However, this leaves us wondering: are our personal lives keeping pace with the change?
According to the Household, Income and Labour Dynamics in Australia survey, women still average 16 hours housework a week, more than double the amount of men. The World Economic Forum backs this finding reporting Australian women spend 311 minutes on unpaid work each day – such as housework, caring responsibilities and volunteering – while men spend 171.6 minutes on the same type of work.
In a tight job market, with workplaces demanding more and more hours, is it feasible to expect men to lean in more on the homefront?
Meanwhile, a recent study conducted by Save the Children Australia shows that while some Australian fathers are actively involved in raising their children, too many describe themselves as “helpers” leaving the day-to-day care of their children to others. Some of the men surveyed in this study claim flexible work arrangements often made available to women were not available to them.
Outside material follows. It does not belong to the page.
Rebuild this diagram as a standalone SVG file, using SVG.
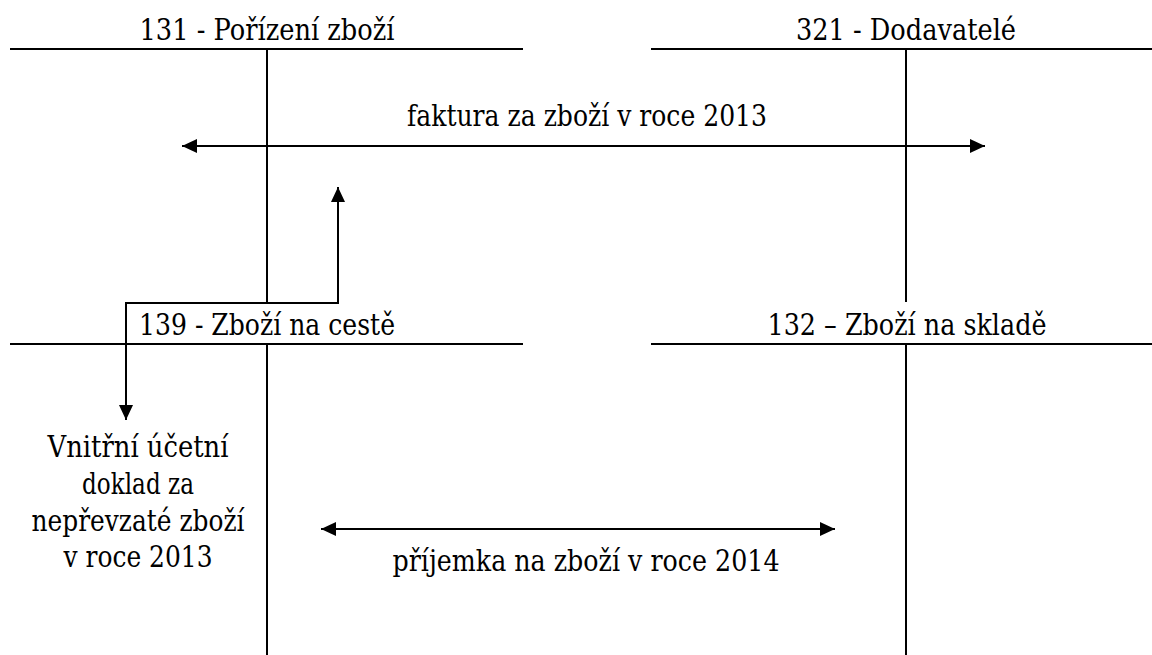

Even if they want to do more hands on parenting, are men getting the support they need to do so?
As more women step into senior roles in corporate Australia we want to know: how is the social fabric of our families adjusting to this change? How does the amount of support they get on the home front stack up as compared with a man in a similar position?
At the same time, are men in senior positions offered the same level of flexibility to allow them to take on their equal share of parental and home duties?
The aim of this survey is to gain insights into how men and women juggle their work life with their family life. Do they share similar experiences or is there a level of inequality in terms of the support that they get? Please take a few short minutes to complete these questions. If you are interested in the results, please provide your email address below and we'll send you the collated results.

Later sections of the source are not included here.